Bee on white allium flower. Photo courtsey of Sandra Wells.

Combat the Biodiversity Crash by teaching about wild bees and other beneficial insects

Posted By: Friends of the Earth Canada Comments Off on Combat the Biodiversity Crash by teaching about wild bees and other beneficial insects

By Beatrice Olivastri and Ian Shanahan.

Wild native bees are barely noticed, but they work away like undercover agents in our fields, gardens, forests, and parks. There are more than 4000 species of wild native bees recognized in North America, 20,000 worldwide, and new species are still being discovered. Bees make up a cohort of flying friends essential to our well-being and that of the planet’s biodiversity.

Scientists tell us that between 70 to 80 per cent of flowering plant species worldwide depend on pollinators, especially wild bees, and they estimate that one in three mouthfuls of food depend on these pollination services. However, unlike honeybees, who have their loyal beekeepers, there is limited information on the population and health status of wild native bees.

Despite the importance of wild bees, even what little we know is poorly and/or unevenly represented in today’s largely out-of-date school curriculum. If we knew more about these fascinating creatures and the important roles, they play in pollinating food crops and native plants, would we do a better job of protecting them?

In a new partnership, Friends of the Earth and Green Teacher have taken on the task of educating teachers and students (and their parents) about the importance of wild native bees. Interest in “saving the bees” was kicked into high gear in Canada in 2014 with reports of massive bee kills from exposure to neonicotinoid pesticides. We wondered, are the education systems across Canada part of the effort to save the bees? We conducted a review of science curriculum in each province and territory. The results were not promising.

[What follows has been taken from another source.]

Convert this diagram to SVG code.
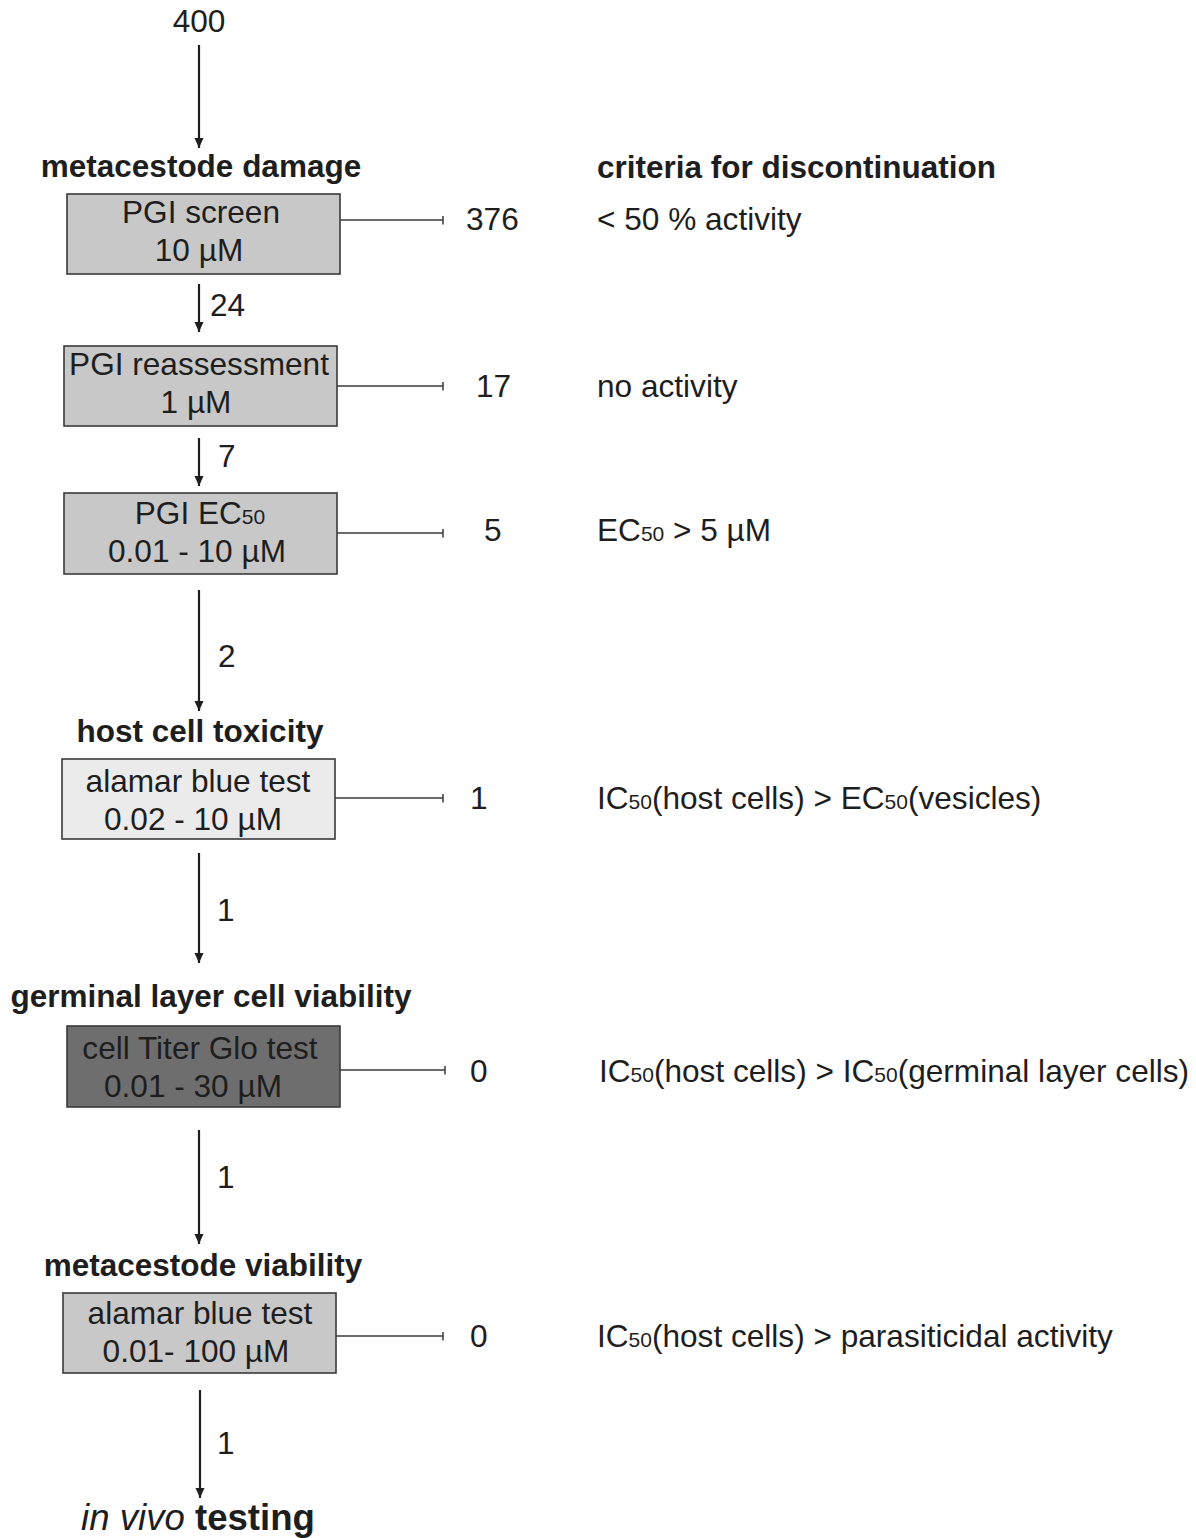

First, how dated are science curricula for the youngest, most impressionable students? Very. Three provinces have mandatory science curricula for elementary schools that are over 20 years old: Alberta’s K–6 guidelines were published in 1996, Manitoba’s K–4 in 1999 and Grades 5 to 8 in 2000, and New Brunswick’s K–2 in 2002. Four jurisdictions published their science curricula over 10 years ago, including the Northwest Territories in 2004, Ontario in 2007, Québec in 2009, and Saskatchewan in 2011.

So, what about high school curricula? It didn’t fare much better. We assessed high school curricula using 2017 as the benchmark based on data reported in Germany and then Costa Rica suggesting a state of catastrophic insect population collapse (now commonly called the “insect apocalypse”). Causes include, but are not limited to, habitat loss, chronic exposure to pesticides through modern industrialized agriculture, and climate change, all important stressors on wild native bees.

Newfoundland updated its biology curriculum in 2020. All other jurisdictions had curricula created prior to 2017. Ontario and New Brunswick were the most dated at 2008. (Nunavut’s curriculum was not accessible online, and British Columbia is in the process of updating its elementary and high-school curricula, which are also used by the Yukon with minor changes.)

The broad take-away is that any teaching about the significance of insect decline, including bees, depends on individual, dedicated teachers and would not be universally taught.

Québec is the most progressive province in addressing bee-toxic pesticides, and yet this leadership is not reflected in its curriculum guidelines. Montréal is the first city in North America to ban the sale of more than 100 pesticides products for domestic use, including for gardens and yards. This, too, should be reflected in what students learn about protecting wildlife, such as safeguarding Québec’s 365 wild native bees.

In 2021, UNESCO declared environmental education must be a core curriculum component worldwide by 2025. In the lead-up to The Berlin Declaration on Education for Sustainable Development, UNESCO published a survey of curriculum frameworks in close to 50 countries and reported that only 19 per cent speak of biodiversity. We used this finding as the final benchmark for our review of Canadian science curricula.

In the 12 Canadian jurisdictions we were able to assess, all provinces and territories mention biodiversity in some fashion for high schools — good news, at last.

Science education is key to understanding important facets of biodiversity, such as the role of insects and, in particular, wild native bees. As academics like Stephen Kellert and David Sobel have written, it is especially important for middle-school students and adolescents to have direct experiences with nature, preferably in their local “patches.” Fortunately, learning about wild native bees and other pollinators lends itself well to local, place-based learning and inquiry-based methods that are gaining traction across faculties of education and, by extension, many schools. These pedagogical approaches are rich in hands-on, real-world experiences such as cultivating pollinator-friendly plants, which can be done at various scales and locations.

Based on our survey of Canada-wide curricula, we are very concerned that teaching about bees is at the discretion of dedicated teachers only, at least in Canada. Revised and updated curriculum guidelines could incorporate important scientific findings into the way young people learn about insects and their value. Education can convert the fear of bees and other pollinators to appreciation and protection.

To save the bees, all people, young and older, need to learn about the links between healthy populations of wild native bees and healthy crops and native plants.